Yesterday was another of those amazing work days that lift an enjoyable job into something even more special. Way back in September, if you’re a regular reader, you might recall the Finnsnes staff taking a trip out to cook hot dogs at Sørreisa. Back then, the season (the busiest time of year at the abattoir) was just getting started and between then and now, the Mattilsynet staff there have been working every day. But now, with the season past and Christmas fast approaching, there are days when there are no animals coming in and the line is still and silent.
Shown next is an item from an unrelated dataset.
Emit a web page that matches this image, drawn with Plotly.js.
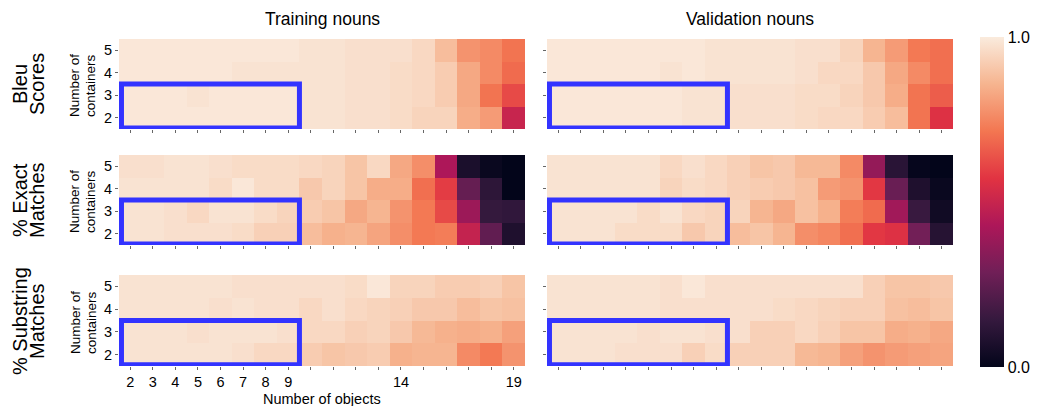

Ann had invited me last week on a day out. I felt quite honoured. Most of the staff who would be hiking together have been working exclusively in the abattoir and for the past couple of weeks I have barely been there. In some ways it’s a rather sad time. While Ann is a permanent member of staff, Konstantin and Vaidotas came for the season and both of them are heading home for Christmas. Vaidotas is going first – driving home all the way to Lithuania this weekend. Konstantin will be there on Monday, but I will only see him for a short time as I will mostly be working at Hjerttind on my long delayed training day in the reindeer abattoir. He will be heading back to Latvia early next week. I feel that both of them have become friends. There’s no doubt I will miss them very much.
Anyway, back to yesterday. Ann and her boyfriend have begun an amazing project to build a smallholding where they will raise Norsk Villsau – an ancient breed of small but hardy Norwegian sheep – all wild eyes, wool and horns. They have bought a plot out in the wilds and the plan was to go out and have a hike around her land.
It truly was a beautiful place, though at the moment it’s too cold to do much work there. We tramped through fluffy snow down to the river, then headed back up to where they are going to build their house. The picture at the top of the page shows Ann in the centre as she explains where the rooms in their new house will be.
And after that, we lit a fire and had warm drinks to heat ourselves up before we drove back to the office to eat together one last time.
4 thoughts on “Ann’s Place”
I love the luminosity of those first photos, taken on your overcast walk — you’re so right about the energy of that light. I also love your entwined dead trees. I have seen signage in our provincial parks that calls them “nurse trees” and explains how important they still are to the forest and the eco-system. Stay well!
Eternally priceless “nurse trees”.
And yet with those of us human beings who say we are the most advanced species of creatures, a shattered social safety net.